Le mouvement apparent du Soleil autour de la Terre s’effectue dans un plan à peu près fixe (écliptique) faisant avec l’équateur céleste un angle d’environ 23° 27′. Le plan de l’orbite apparente de la Lune fait avec le plan précédent un angle α d’environ 5°, compris entre 5° 01′ et 5° 18′. La durée de révolution de la Lune autour de la Terre est de 27,32 jours environ. Mais la valeur apparente de cette révolution, dite lunaison, est de 29,530 6 jours (soit 29 j 12 h 44 mn). Le plan de l’équateur coupe l’écliptique suivant la ligne des équinoxes NN1. Le point N, ou nœud de l’écliptique ou encore point vernal, n’est pas rigoureusement fixe : il fait le tour complet de l’écliptique en 25 783 années. L’année tropique, qui sépare deux passages du Soleil par le point N mobile, vaut 365,242 2 jours solaires moyens. Elle est plus courte de 20′ de temps que l’année sidérale.

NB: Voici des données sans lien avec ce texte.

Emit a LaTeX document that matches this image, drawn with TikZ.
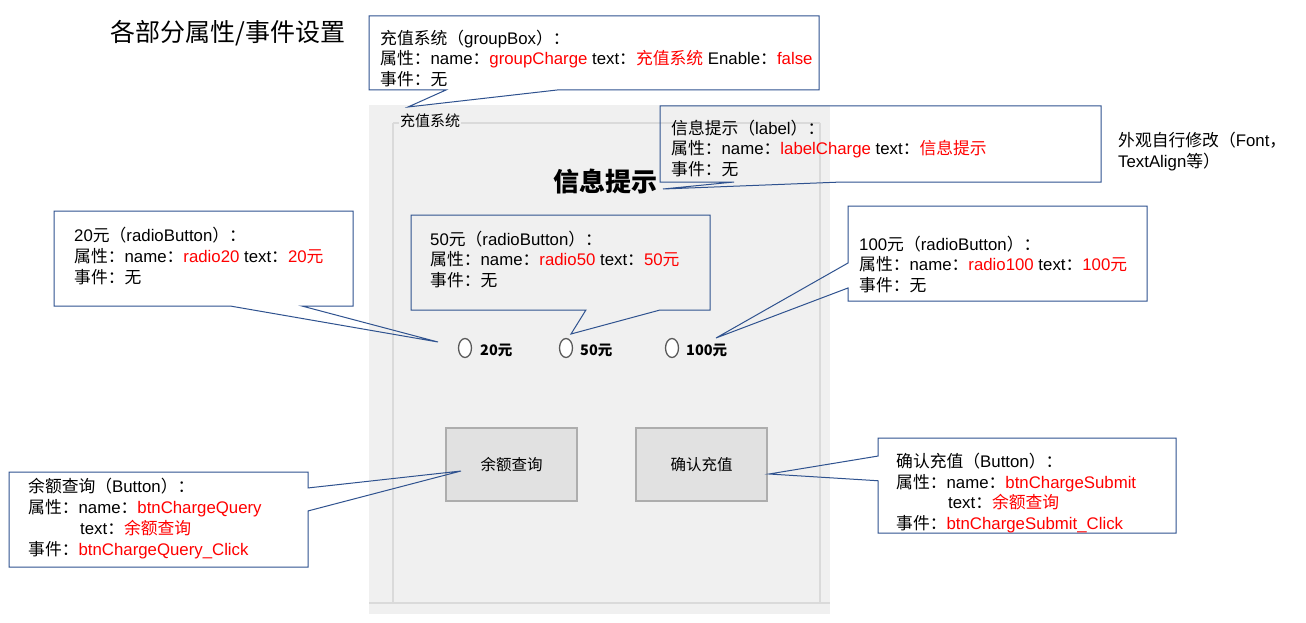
\documentclass[tikz,border=0pt]{standalone}
\usepackage{fontspec}
\setmainfont{Liberation Sans}
\newfontfamily\zhfont{Noto Sans CJK SC}
\definecolor{callblue}{RGB}{47,82,143}
\definecolor{formgray}{RGB}{240,240,240}
\definecolor{gboxgray}{RGB}{218,218,218}
\definecolor{btnfill}{RGB}{225,225,225}
\definecolor{btnedge}{RGB}{173,173,173}
\usetikzlibrary{calc, shapes.geometric}
\newcommand\zh[1]{{\zhfont #1}}
\newcommand\hl[1]{\textcolor{red}{#1}}

\begin{document}
\begin{tikzpicture}[x=1pt, y=-1pt,
  callbox/.style={rectangle, inner sep=0, outer sep=0},
  callline/.style={draw=callblue, line width=1pt, line join=miter},
  calltext/.style={anchor=west, align=left, inner sep=0, font=\fontsize{16.8}{20.7}\selectfont},
  radio/.style={ellipse, draw=black!65, fill=white, line width=1.3pt, minimum width=13, minimum height=19, inner sep=0},
  radiotext/.style={anchor=west, inner sep=0, font=\zhfont\bfseries\fontsize{14.5}{16}\selectfont},
  winbtn/.style={draw=btnedge, fill=btnfill, line width=1.2pt, minimum width=131, minimum height=73, font=\zhfont\fontsize{15.5}{18}\selectfont}]
\useasboundingbox (0,0) rectangle (1306,623);
\fill[white] (0,0) rectangle (1306,623);

\node[font=\zhfont\fontsize{25}{30}\selectfont, inner sep=0] (title) at (228,33) {各部分属性/事件设置};

% the form
\fill[formgray] (369,105) rectangle (830,614);
\draw[gboxgray, line width=1.5pt] (393,123) -- (820,123);
\draw[gboxgray, line width=1.5pt] (393,123) -- (393,603);
\draw[gboxgray, line width=1.5pt] (820,123) -- (820,603);
\draw[gboxgray, line width=2pt] (369,603) -- (830,603);
\node[font=\zhfont\fontsize{15}{18}\selectfont, fill=formgray, inner sep=1] (gcap) at (430,121) {充值系统};
\node[font=\zhfont\bfseries\fontsize{26}{30}\selectfont, inner sep=0] (info) at (605,182) {信息提示};

\node[radio] (r20) at (465,348) {};
\node[radiotext] (l20) at (480,350) {20元};
\node[radio] (r50) at (566,348) {};
\node[radiotext] (l50) at (580,350) {50元};
\node[radio] (r100) at (672,348) {};
\node[radiotext] (l100) at (686,350) {100元};

\node[winbtn] (bquery) at (511.5,464.5) {余额查询};
\node[winbtn] (bsubmit) at (701.5,464.5) {确认充值};

% callouts
\coordinate (tipgroup) at (408,107);
\coordinate (tiplabel) at (663,189);
\coordinate (tip20) at (438,342);
\coordinate (tip50) at (571,334);
\coordinate (tip100) at (716,338);
\coordinate (tipquery) at (461,471);
\coordinate (tipsubmit) at (769,474);

\node[callbox, minimum width=450, minimum height=74] (cgroup) at (594,53) {};
\draw[callline] (cgroup.north west) -- (cgroup.north east) -- (cgroup.south east)
  -- ($(cgroup.south west)!0.418!(cgroup.south east)$) -- (tipgroup)
  -- ($(cgroup.south west)!0.171!(cgroup.south east)$) -- (cgroup.south west) -- cycle;
\node[calltext] (tgroup) at (380,58.5) {\zh{充值系统（}groupBox\zh{）：}\\
  \zh{属性：}name\zh{：}\hl{groupCharge} text\zh{：}\hl{\zh{充值系统}} Enable\zh{：}\hl{false}\\
  \zh{事件：无}};

\node[callbox, minimum width=441, minimum height=76] (clabel) at (880.5,144) {};
\draw[callline] (clabel.north west) -- (clabel.north east) -- (clabel.south east)
  -- ($(clabel.south west)!0.413!(clabel.south east)$) -- (tiplabel)
  -- ($(clabel.south west)!0.168!(clabel.south east)$) -- (clabel.south west) -- cycle;
\node[calltext] (tlabel) at (671,148.5) {\zh{信息提示（}label\zh{）：}\\
  \zh{属性：}name\zh{：}\hl{labelCharge} text\zh{：}\hl{\zh{信息提示}}\\
  \zh{事件：无}};
\node[calltext] (tnote) at (1118,151.5) {\zh{外观自行修改（}Font\zh{，}\\TextAlign\zh{等）}};

\node[callbox, minimum width=299, minimum height=95] (c20) at (203.5,258.5) {};
\draw[callline] (c20.north west) -- (c20.north east) -- (c20.south east)
  -- ($(c20.south west)!0.829!(c20.south east)$) -- (tip20)
  -- ($(c20.south west)!0.589!(c20.south east)$) -- (c20.south west) -- cycle;
\node[calltext] (t20) at (74,256) {20\zh{元（}radioButton\zh{）：}\\
  \zh{属性：}name\zh{：}\hl{radio20} text\zh{：}\hl{20\zh{元}}\\
  \zh{事件：无}};

\node[callbox, minimum width=299, minimum height=95] (c50) at (560.5,262.5) {};
\draw[callline] (c50.north west) -- (c50.north east) -- (c50.south east)
  -- ($(c50.south west)!0.833!(c50.south east)$) -- (tip50)
  -- ($(c50.south west)!0.585!(c50.south east)$) -- (c50.south west) -- cycle;
\node[calltext] (t50) at (430,259.5) {50\zh{元（}radioButton\zh{）：}\\
  \zh{属性：}name\zh{：}\hl{radio50} text\zh{：}\hl{50\zh{元}}\\
  \zh{事件：无}};

\node[callbox, minimum width=299, minimum height=95] (c100) at (997.5,253.5) {};
\draw[callline] (c100.north west) -- (c100.north east) -- (c100.south east) -- (c100.south west)
  -- ($(c100.north west)!0.863!(c100.south west)$) -- (tip100)
  -- ($(c100.north west)!0.6!(c100.south west)$) -- cycle;
\node[calltext] (t100) at (859,264.5) {100\zh{元（}radioButton\zh{）：}\\
  \zh{属性：}name\zh{：}\hl{radio100} text\zh{：}\hl{100\zh{元}}\\
  \zh{事件：无}};

\node[callbox, minimum width=299, minimum height=95] (cquery) at (158.5,519.5) {};
\draw[callline] (cquery.north west) -- (cquery.north east)
  -- ($(cquery.north east)!0.168!(cquery.south east)$) -- (tipquery)
  -- ($(cquery.north east)!0.41!(cquery.south east)$) -- (cquery.south east) -- (cquery.south west) -- cycle;
\node[calltext] (tquery) at (28,518.5) {\zh{余额查询（}Button\zh{）：}\\
  \zh{属性：}name\zh{：}\hl{btnChargeQuery}\\
  \hspace*{52pt}text\zh{：}\hl{\zh{余额查询}}\\
  \zh{事件：}\hl{btnChargeQuery\_Click}};

\node[callbox, minimum width=298, minimum height=95] (csubmit) at (1027,485.5) {};
\draw[callline] (csubmit.north west) -- (csubmit.north east) -- (csubmit.south east) -- (csubmit.south west)
  -- ($(csubmit.north west)!0.45!(csubmit.south west)$) -- (tipsubmit)
  -- ($(csubmit.north west)!0.19!(csubmit.south west)$) -- cycle;
\node[calltext] (tsubmit) at (896,493) {\zh{确认充值（}Button\zh{）：}\\
  \zh{属性：}name\zh{：}\hl{btnChargeSubmit}\\
  \hspace*{52pt}text\zh{：}\hl{\zh{余额查询}}\\
  \zh{事件：}\hl{btnChargeSubmit\_Click}};
\end{tikzpicture}
\end{document}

Le plan de l’orbite lunaire coupe le plan de l’écliptique en N″N″1. L’arc NN″, longitude du nœud ascendant de l’orbite lunaire, est représenté par Ω. Le point N″ rétrograde sur l’écliptique et fait un tour en 18 ans 2/3. L’inclinaison ω′ de l’orbite lunaire sur l’équateur varie de (ω – α) à (ω + α), soit de 18° 09′ à 28° 45′, et la distance NN′ varie de – 16° 40′ à + 16° 40′. Le grand axe de l’orbite lunaire est animé d’un mouvement dans le sens direct de 6′ 40″ par jour. De ce fait, la Lune repasse par le sommet de son orbite au bout de 27,554 5 jours (au lieu de 27,32 jours). Le demi-diamètre apparent du Soleil varie de 15′ 45″ à 16′ 16″ et celui de la Lune de 14′ 50″ à 16′ 46″. Il peut donc y avoir, suivant la circonstance, éclipse totale ou annulaire du Soleil par la Lune. Lorsque les trois centres ne sont pas exactement alignés, il peut y avoir éclipse partielle.